Elle rappelle également qu'il existe un recours fondé sur l'article L. 141-1 du COJ pour engager la responsabilité de l'État en raison de la durée excessive de la procédure. Dans une affaire similaire, elle avait cependant relevé que le droit interne empêchait le débiteur soumis à une liquidation judiciaire d'engager ce type d'action, celle-ci revêtant un caractère patrimonial susceptible d'affecter les droits des créanciers (Tetu c. France, précité, § 69).

Or, la Cour constate que la chambre commerciale de la Cour de cassation, tirant les conséquences de l'arrêt Tetu (précité), a opéré un revirement de jurisprudence. Dans un arrêt du 16 décembre 2014, elle a en effet jugé que le débiteur à la liquidation pouvait désormais agir sur le fondement de l'article L. 141-1 du COJ, au titre de ses droits propres, pour se plaindre de la durée de la procédure de liquidation (paragraphe 21 cidessus).
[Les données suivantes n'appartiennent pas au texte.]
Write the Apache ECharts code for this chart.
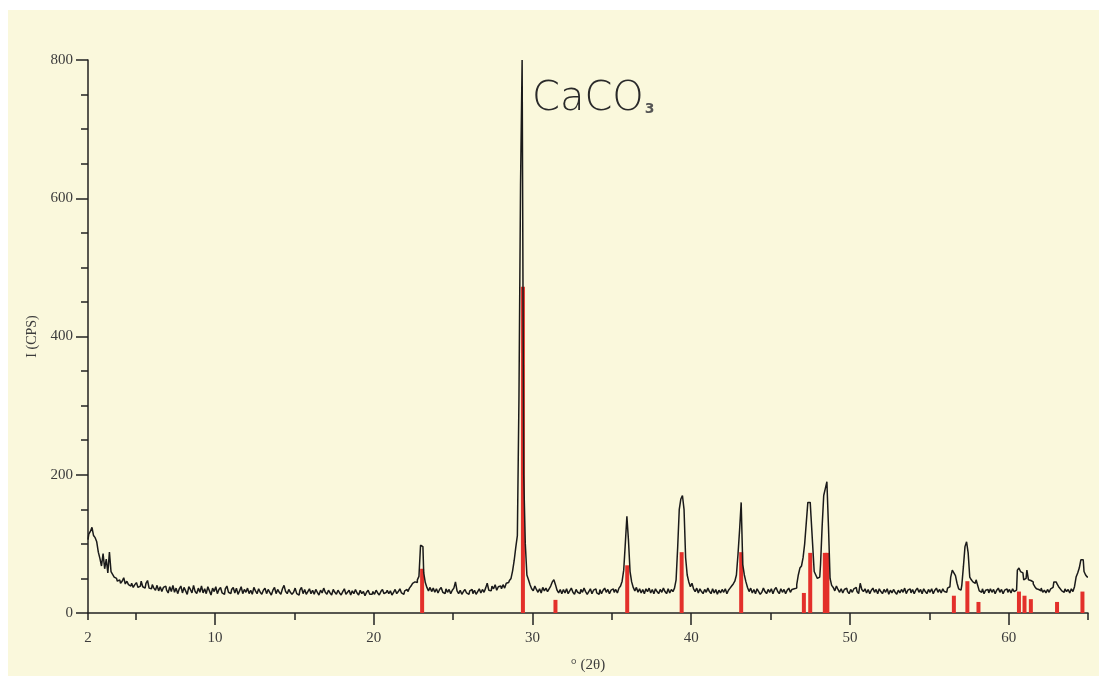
<!DOCTYPE html>
<html>
<head>
<meta charset="utf-8">
<title>CaCO3 XRD</title>
<script src="https://cdn.jsdelivr.net/npm/echarts@6/dist/echarts.min.js"></script>
<style>
  html, body { margin: 0; padding: 0; background: #ffffff; }
  #chart { width: 1107px; height: 682px; }
</style>
</head>
<body>
<div id="chart"></div>
<script>
// scan: 2.0 .. 65.0 deg 2theta, step 0.1
const scanStart = 2.0;
const scanStep = 0.1;
const intensity = [
  106, 114, 118, 124, 112, 109, 103, 88, 79, 68,   // 2
  86, 64, 78, 58, 88, 60, 56, 52, 50, 46,          // 3
  48, 43, 46, 51, 42, 46, 41, 39, 43, 37,          // 4
  41, 44, 37, 39, 46, 38, 36, 43, 47, 36,          // 5
  35, 41, 36, 33, 40, 32, 38, 31, 37, 39,          // 6
  33, 29, 38, 31, 40, 30, 36, 28, 35, 39,          // 7
  29, 37, 32, 27, 38, 34, 29, 40, 31, 28,          // 8
  36, 30, 39, 29, 35, 28, 38, 32, 26, 36,          // 9
  31, 38, 28, 34, 37, 29, 27, 35, 39, 30,          // 10
  28, 34, 37, 29, 36, 27, 32, 38, 28, 34,          // 11
  30, 36, 28, 33, 27, 37, 32, 28, 35, 30,          // 12
  27, 33, 36, 28, 34, 30, 26, 33, 37, 28,          // 13
  34, 30, 27, 35, 40, 31, 28, 34, 30, 27,          // 14
  30, 36, 28, 26, 33, 37, 28, 34, 27, 31,          // 15
  35, 28, 33, 27, 34, 30, 26, 33, 29, 36,          // 16
  30, 27, 33, 29, 26, 34, 30, 27, 33, 29,          // 17
  26, 31, 35, 27, 30, 33, 26, 32, 28, 34,          // 18
  29, 26, 33, 28, 31, 25, 30, 33, 27, 27,          // 19
  31, 27, 33, 29, 26, 31, 34, 28, 30, 33,          // 20
  28, 32, 26, 30, 34, 28, 31, 35, 29, 27,          // 21
  32, 34, 31, 36, 39, 43, 45, 44, 48, 53,          // 22
  98, 96, 58, 44, 37, 32, 37, 31, 36, 30,          // 23
  35, 29, 34, 37, 30, 28, 35, 30, 34, 28,          // 24
  33, 36, 45, 32, 28, 33, 27, 31, 34, 29,          // 25
  27, 32, 34, 28, 33, 27, 31, 35, 29, 34,          // 26
  30, 36, 43, 33, 32, 39, 35, 41, 33, 38,          // 27
  39, 35, 41, 36, 43, 44, 47, 50, 61, 76,          // 28
  95, 112, 310, 620, 800, 200, 100, 55, 48, 41,    // 29
  35, 32, 39, 34, 30, 35, 29, 37, 32, 36,          // 30
  31, 35, 39, 45, 48, 41, 33, 29, 34, 28,          // 31
  34, 29, 35, 28, 32, 36, 30, 27, 34, 30,          // 32
  28, 34, 30, 36, 31, 27, 31, 35, 28, 33,          // 33
  35, 29, 27, 34, 28, 33, 36, 30, 34, 28,          // 34
  33, 35, 30, 34, 29, 36, 39, 46, 62, 100,         // 35
  140, 105, 60, 45, 37, 32, 37, 30, 35, 29,        // 36
  34, 28, 35, 31, 36, 29, 34, 28, 35, 31,          // 37
  28, 34, 30, 36, 31, 28, 35, 29, 34, 31,          // 38
  36, 48, 95, 150, 165, 170, 150, 80, 55, 45,      // 39
  38, 43, 35, 31, 36, 29, 35, 31, 28, 34,          // 40
  30, 36, 31, 28, 35, 29, 34, 27, 33, 29,          // 41
  34, 30, 35, 28, 33, 36, 39, 42, 46, 55,          // 42
  85, 120, 160, 70, 55, 45, 37, 31, 36, 29,        // 43
  34, 28, 35, 31, 27, 30, 36, 31, 28, 34,          // 44
  30, 35, 28, 34, 37, 31, 28, 35, 30, 34,          // 45
  28, 33, 36, 30, 34, 35, 36, 41, 55, 65,          // 46
  68, 80, 100, 130, 160, 160, 140, 100, 60, 55,    // 47
  50, 52, 70, 125, 170, 180, 190, 125, 50, 40,     // 48
  37, 32, 39, 34, 30, 35, 29, 34, 36, 31,          // 49
  28, 34, 30, 35, 37, 31, 28, 43, 34, 31,          // 50
  35, 29, 34, 28, 33, 36, 30, 34, 28, 35,          // 51
  31, 28, 34, 30, 35, 27, 33, 29, 34, 30,          // 52
  27, 33, 29, 34, 30, 36, 28, 33, 35, 29,          // 53
  34, 28, 33, 36, 30, 34, 28, 35, 31, 28,          // 54
  34, 30, 35, 28, 33, 36, 30, 34, 29, 35,          // 55
  31, 30, 36, 38, 52, 62, 58, 54, 43, 35,          // 56
  33, 40, 67, 96, 103, 87, 52, 48, 45, 43,         // 57
  48, 40, 32, 30, 35, 28, 33, 34, 29, 35,          // 58
  30, 34, 28, 33, 36, 30, 34, 28, 33, 35,          // 59
  30, 34, 29, 35, 31, 33, 62, 65, 60, 58,          // 60
  48, 50, 62, 48, 47, 45, 42, 38, 35, 34,          // 61
  32, 36, 30, 33, 29, 34, 30, 35, 37, 45,          // 62
  45, 42, 38, 35, 32, 30, 35, 31, 34, 29,          // 63
  35, 31, 38, 52, 58, 65, 77, 77, 60, 55,          // 64
  52                                               // 65
];

// CaCO3 (calcite) reference lines
const refAngle = [23.05, 29.4, 31.45, 35.97, 39.4, 43.15, 47.1, 47.5, 48.42, 48.58,
  56.55, 57.4, 58.1, 60.65, 61.0, 61.4, 63.05, 64.65];
const refHeight = [64, 472, 19, 69, 88, 88, 29, 87, 87, 87,
  25, 46, 16, 31, 25, 20, 16, 31];

const xMajorTicks = [10, 20, 30, 40, 50, 60];
const xMinorTicks = [2, 5, 15, 25, 35, 45, 55, 65];
const xLabels = [2, 10, 20, 30, 40, 50, 60];

const lineData = intensity.map((v, i) => [+(scanStart + i * scanStep).toFixed(1), v]);
const refData = refAngle.map((a, i) => [a, refHeight[i]]);

const labelFont = {
  fontFamily: 'Liberation Serif',
  fontSize: 15,
  color: '#3c3c3c'
};

const chart = echarts.init(document.getElementById('chart'));
chart.setOption({
  backgroundColor: '#ffffff',
  animation: false,
  graphic: [{
    type: 'rect',
    z: -10,
    shape: { x: 8, y: 10, width: 1091, height: 666 },
    style: { fill: '#FAF8DC' }
  }],
  title: {
    text: '{m|CaCO}{s|3}',
    left: 527,
    top: 72,
    textStyle: {
      rich: {
        m: { fontFamily: 'DejaVu Sans', fontSize: 40, fontWeight: 300, color: '#2a2a2a', lineHeight: 46 },
        s: { fontFamily: 'DejaVu Sans', fontSize: 14, color: '#555', verticalAlign: 'bottom', padding: [0, 0, 7, 1] }
      }
    }
  },
  grid: { left: 88, right: 19, top: 60, bottom: 69 },
  xAxis: [{
    type: 'value',
    min: 2,
    max: 65,
    position: 'bottom',
    name: '° (2θ)',
    nameLocation: 'middle',
    nameGap: 45,
    nameTextStyle: labelFont,
    axisLine: { lineStyle: { color: '#222', width: 1.5 } },
    axisTick: { customValues: xMajorTicks, length: 12, lineStyle: { color: '#222', width: 1.5 } },
    axisLabel: Object.assign({ customValues: xLabels, margin: 18 }, labelFont),
    splitLine: { show: false }
  }, {
    type: 'value',
    min: 2,
    max: 65,
    position: 'bottom',
    axisLine: { show: false },
    axisTick: { customValues: xMinorTicks, length: 7, lineStyle: { color: '#222', width: 1.5 } },
    axisLabel: { show: false },
    splitLine: { show: false }
  }],
  yAxis: {
    type: 'value',
    min: 0,
    max: 800,
    interval: 200,
    name: 'I (CPS)',
    nameLocation: 'middle',
    nameGap: 40,
    nameTextStyle: Object.assign({}, labelFont, { fontSize: 14 }),
    axisLine: { show: true, lineStyle: { color: '#222', width: 1.5 } },
    axisTick: { show: true, length: 12, lineStyle: { color: '#222', width: 1.5 } },
    minorTick: { show: true, splitNumber: 4, length: 7, lineStyle: { color: '#222', width: 1.5 } },
    axisLabel: Object.assign({ margin: 15 }, labelFont),
    splitLine: { show: false }
  },
  series: [{
    name: 'CaCO3 ref',
    type: 'custom',
    z: 2,
    data: refData,
    renderItem: (params, api) => {
      const base = api.coord([api.value(0), 0]);
      const top = api.coord([api.value(0), api.value(1)]);
      return {
        type: 'rect',
        shape: { x: top[0] - 2, y: top[1], width: 4, height: base[1] - top[1] },
        style: { fill: '#E3302A' }
      };
    }
  }, {
    name: 'pattern',
    type: 'line',
    z: 3,
    step: 'middle',
    showSymbol: false,
    data: lineData,
    lineStyle: { color: '#1a1a1a', width: 1.5 }
  }]
});
</script>
</body>
</html>
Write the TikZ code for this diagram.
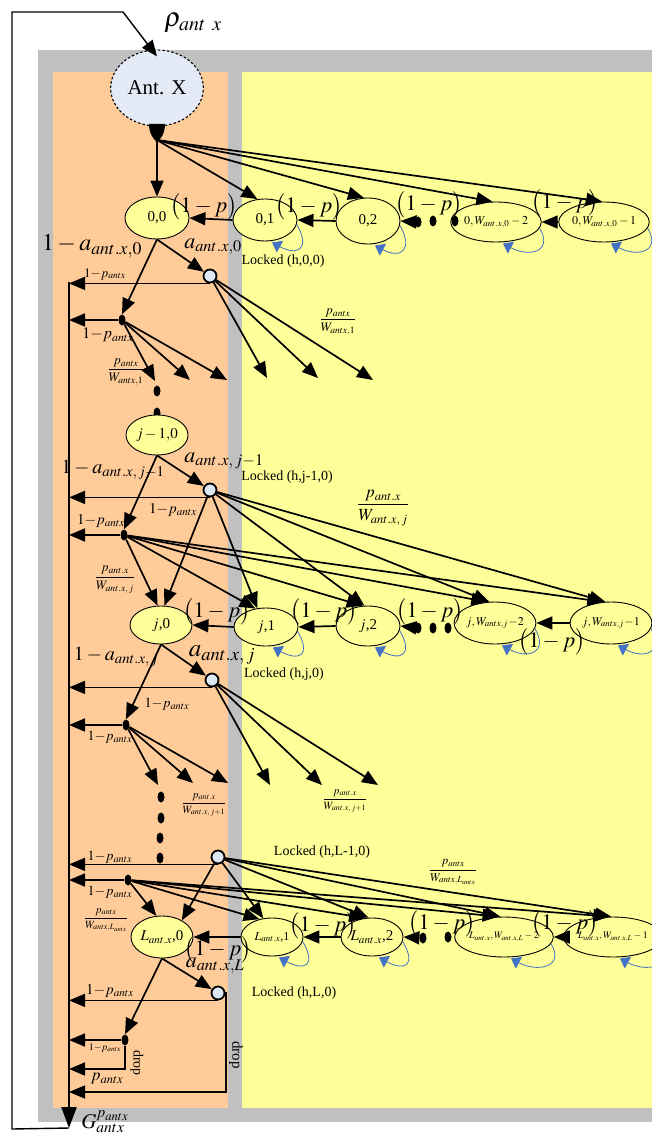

S'agissant de la date à laquelle en droit interne ce recours est devenu effectif au sens de la Convention, mais aussi de la date de prise de « connaissance de manière effective » de ce recours par le justiciable, la Cour rappelle qu'il peut correspondre à une date ultérieure à l'adoption de l'arrêt, en fonction des circonstances, en particulier de la publicité dont ladite décision a fait l'objet (Broca et Texier-Micault c. France, nos 27928/02 et 31694/02, § 20, 21 octobre 2003). En l'espèce, elle relève que l'arrêt du 16 décembre 2014 a été diffusé le jour même sur le site internet de la Cour de cassation, avant d'être commenté par la doctrine dès le mois de janvier 2015 (paragraphe 21 ci-dessus). La Cour juge dès lors raisonnable de retenir que cet arrêt ne pouvait plus être ignoré du public après le mois de janvier 2015. Tel était notamment le cas du requérant, à la date d'introduction de sa requête, le 28 mars 2015.

Dans ces conditions, la Cour estime que le requérant dispose d'un recours effectif pour faire redresser le grief tiré de l'article 6 § 1 de la Convention et que, faute de l'avoir exercé, l'exception soulevée par le Gouvernement doit être accueillie.

Il s'ensuit que la requête doit être rejetée pour non-épuisement des voies de recours internes, en application de l'article 35 § 1 et 4 de la Convention.